-- BEGIN Data provided --

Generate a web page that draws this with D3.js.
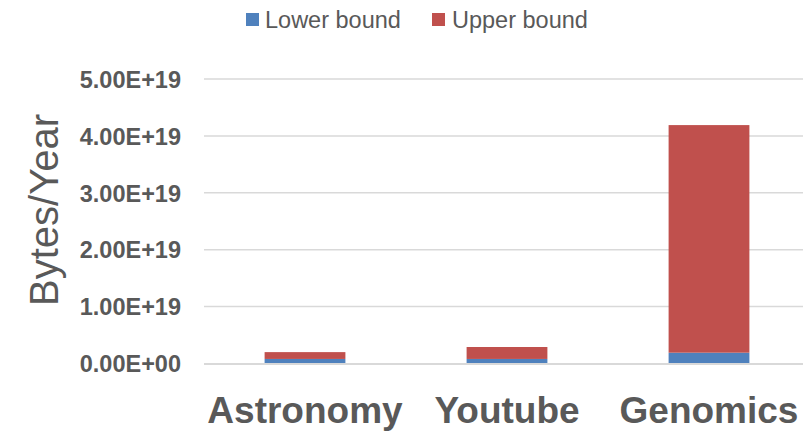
<!DOCTYPE html>
<html><head><meta charset="utf-8">
<script src="https://cdn.jsdelivr.net/npm/d3@7"></script>
<style>html,body{margin:0;padding:0;background:#fff;}svg{display:block;}</style>
</head><body>
<script>
const categories = ["Astronomy", "Youtube", "Genomics"];
const seriesNames = ["Lower bound", "Upper bound"];
const lowerBound = [8e17, 8e17, 1.9e18];
const upperBound = [1.2e18, 2.1e18, 4.0e19];
const yTicks = [0, 1e19, 2e19, 3e19, 4e19, 5e19];
const yTickLabels = ["0.00E+00", "1.00E+19", "2.00E+19", "3.00E+19", "4.00E+19", "5.00E+19"];
const colors = ["#4f81bd", "#c0504d"];

const W = 803, H = 433;
const font = "'Liberation Sans', Arial, Helvetica, sans-serif";
const textColor = "#595959";
const svg = d3.select("body").append("svg").attr("width", W).attr("height", H);

const x = d3.scaleBand().domain(categories).range([204, 810]).paddingInner(0.6).paddingOuter(0.3);
const y = d3.scaleLinear().domain([0, 5e19]).range([363.5, 79]);

// gridlines
svg.append("g").selectAll("line").data(yTicks.slice(1)).join("line")
  .attr("x1", 204).attr("x2", 803)
  .attr("y1", d => y(d)).attr("y2", d => y(d))
  .attr("stroke", "#d9d9d9").attr("stroke-width", 1.5);

// stacked bars
const rows = categories.map((c, i) => ({cat: c, "Lower bound": lowerBound[i], "Upper bound": upperBound[i]}));
const stack = d3.stack().keys(seriesNames)(rows);
svg.append("g").selectAll("g").data(stack).join("g")
  .attr("fill", (d, i) => colors[i])
  .selectAll("rect").data(d => d).join("rect")
  .attr("x", d => x(d.data.cat))
  .attr("width", x.bandwidth())
  .attr("y", d => y(d[1]))
  .attr("height", d => y(d[0]) - y(d[1]));

// baseline
svg.append("line").attr("x1", 204).attr("x2", 803).attr("y1", y(0) + 0.5).attr("y2", y(0) + 0.5)
  .attr("stroke", "#d9d9d9").attr("stroke-width", 2);

// y axis labels
const yAxis = d3.axisLeft(y).tickValues(yTicks).tickSize(0).tickPadding(0)
  .tickFormat((d, i) => yTickLabels[i]);
const ya = svg.append("g").attr("transform", "translate(181,0)").call(yAxis);
ya.select(".domain").remove();
ya.selectAll("text").attr("font-family", font).attr("font-size", 23.5).attr("font-weight", "bold")
  .attr("fill", textColor).attr("dy", "0.35em");

// x axis labels
const xAxis = d3.axisBottom(x).tickSize(0).tickPadding(0);
const xa = svg.append("g").attr("transform", "translate(0,423)").call(xAxis);
xa.select(".domain").remove();
xa.selectAll("text").attr("font-family", font).attr("font-size", 37).attr("font-weight", "bold")
  .attr("fill", textColor).attr("dy", 0);

// y title
svg.append("text").attr("transform", "translate(58,210) rotate(-90)")
  .attr("text-anchor", "middle").attr("font-family", font).attr("font-size", 40)
  .attr("fill", textColor).text("Bytes/Year");

// legend
const legX = [246, 432];
const leg = svg.append("g").selectAll("g").data(seriesNames).join("g")
  .attr("transform", (d, i) => `translate(${legX[i]},13)`);
leg.append("rect").attr("width", 13).attr("height", 13).attr("fill", (d, i) => colors[i]);
leg.append("text").attr("x", (d, i) => i === 0 ? 19 : 20).attr("y", 14.5)
  .attr("font-family", font).attr("font-size", 23.5).attr("fill", textColor).text(d => d);
</script>
</body></html>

-- END Data provided --

Print each line of the material above exactly, with the pictures removed from your copy.

Generate a web page that draws this with D3.js.
<!DOCTYPE html>
<html><head><meta charset="utf-8">
<script src="https://cdn.jsdelivr.net/npm/d3@7"></script>
<style>html,body{margin:0;padding:0;background:#fff;}svg{display:block;}</style>
</head><body>
<script>
const categories = ["Astronomy", "Youtube", "Genomics"];
const seriesNames = ["Lower bound", "Upper bound"];
const lowerBound = [8e17, 8e17, 1.9e18];
const upperBound = [1.2e18, 2.1e18, 4.0e19];
const yTicks = [0, 1e19, 2e19, 3e19, 4e19, 5e19];
const yTickLabels = ["0.00E+00", "1.00E+19", "2.00E+19", "3.00E+19", "4.00E+19", "5.00E+19"];
const colors = ["#4f81bd", "#c0504d"];

const W = 803, H = 433;
const font = "'Liberation Sans', Arial, Helvetica, sans-serif";
const textColor = "#595959";
const svg = d3.select("body").append("svg").attr("width", W).attr("height", H);

const x = d3.scaleBand().domain(categories).range([204, 810]).paddingInner(0.6).paddingOuter(0.3);
const y = d3.scaleLinear().domain([0, 5e19]).range([363.5, 79]);

// gridlines
svg.append("g").selectAll("line").data(yTicks.slice(1)).join("line")
  .attr("x1", 204).attr("x2", 803)
  .attr("y1", d => y(d)).attr("y2", d => y(d))
  .attr("stroke", "#d9d9d9").attr("stroke-width", 1.5);

// stacked bars
const rows = categories.map((c, i) => ({cat: c, "Lower bound": lowerBound[i], "Upper bound": upperBound[i]}));
const stack = d3.stack().keys(seriesNames)(rows);
svg.append("g").selectAll("g").data(stack).join("g")
  .attr("fill", (d, i) => colors[i])
  .selectAll("rect").data(d => d).join("rect")
  .attr("x", d => x(d.data.cat))
  .attr("width", x.bandwidth())
  .attr("y", d => y(d[1]))
  .attr("height", d => y(d[0]) - y(d[1]));

// baseline
svg.append("line").attr("x1", 204).attr("x2", 803).attr("y1", y(0) + 0.5).attr("y2", y(0) + 0.5)
  .attr("stroke", "#d9d9d9").attr("stroke-width", 2);

// y axis labels
const yAxis = d3.axisLeft(y).tickValues(yTicks).tickSize(0).tickPadding(0)
  .tickFormat((d, i) => yTickLabels[i]);
const ya = svg.append("g").attr("transform", "translate(181,0)").call(yAxis);
ya.select(".domain").remove();
ya.selectAll("text").attr("font-family", font).attr("font-size", 23.5).attr("font-weight", "bold")
  .attr("fill", textColor).attr("dy", "0.35em");

// x axis labels
const xAxis = d3.axisBottom(x).tickSize(0).tickPadding(0);
const xa = svg.append("g").attr("transform", "translate(0,423)").call(xAxis);
xa.select(".domain").remove();
xa.selectAll("text").attr("font-family", font).attr("font-size", 37).attr("font-weight", "bold")
  .attr("fill", textColor).attr("dy", 0);

// y title
svg.append("text").attr("transform", "translate(58,210) rotate(-90)")
  .attr("text-anchor", "middle").attr("font-family", font).attr("font-size", 40)
  .attr("fill", textColor).text("Bytes/Year");

// legend
const legX = [246, 432];
const leg = svg.append("g").selectAll("g").data(seriesNames).join("g")
  .attr("transform", (d, i) => `translate(${legX[i]},13)`);
leg.append("rect").attr("width", 13).attr("height", 13).attr("fill", (d, i) => colors[i]);
leg.append("text").attr("x", (d, i) => i === 0 ? 19 : 20).attr("y", 14.5)
  .attr("font-family", font).attr("font-size", 23.5).attr("fill", textColor).text(d => d);
</script>
</body></html>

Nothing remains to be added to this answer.